Keep an Eye on the Food:

Whether you’re baking or cooking, be sure to keep an eye on what is being prepared. You may be following a recipe that tells you that a cake, in an oven. at a certain temperature, will take 40 minutes to bake. However, that person’s oven may be very different than yours, having a different plus-or-minus temperature setting to it. Likewise, you might be browning some vegetables, and while a recipe might say that it only takes 4 minutes to do so, it might take less time for your stove. Checking in on your food is important, primarily because you are making sure that it is coming out in the intended manner. Setting a timer or alarm to remind yourself to check in on the dish might be helpful. I know I have to do it sometimes, especially if I have a few things going on.

Taste as You Go:

Once you start throwing different ingredients into your dish, as well as various spices, you want to make sure that you are keeping equilibrium in the dish. Thus, taste with every addition you make. It’s better to realize early on that you need a little bit more salt, pepper, or dry herbs than at the very end. Because then, throwing it in at the last minute, you’ll throw off the taste of the dish, since the spices haven’t gotten the intended time to soak in with the other ingredients.

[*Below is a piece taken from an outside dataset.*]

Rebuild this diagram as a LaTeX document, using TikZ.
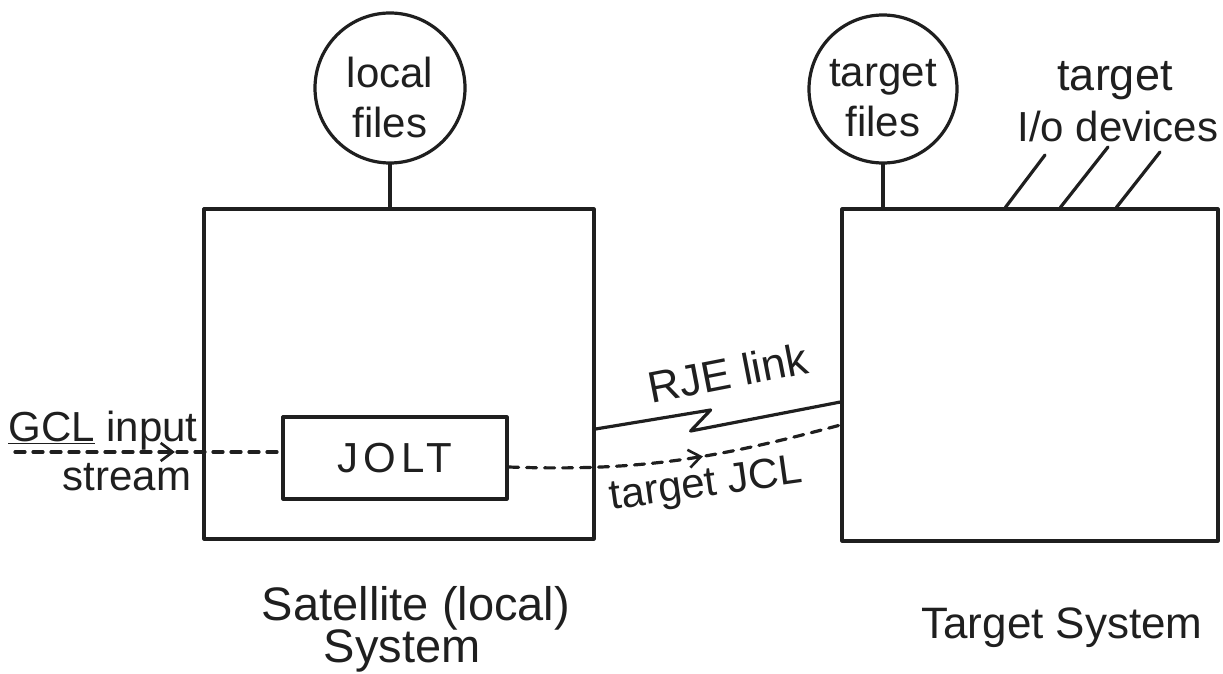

Learn Cooking Techniques, not Recipes:

This is an important rule of thumb. While recipes are a great way to create specific dishes for parties, loved ones, etc. they don’t properly teach you how to cook. Recipes are a fantastic way to understand which ingredients compliment each other, or how much time is needed to prepare certain foods. However, being led by the hand from one dish to another is not the proper way to experience the kitchen. Taking the time to experience the kitchen or testing some newer ingredients is a fantastic way to teach yourself and to ween yourself off of the reliance on recipes. That way, you are creating a unique kitchen experience, as well as dishes, of your own.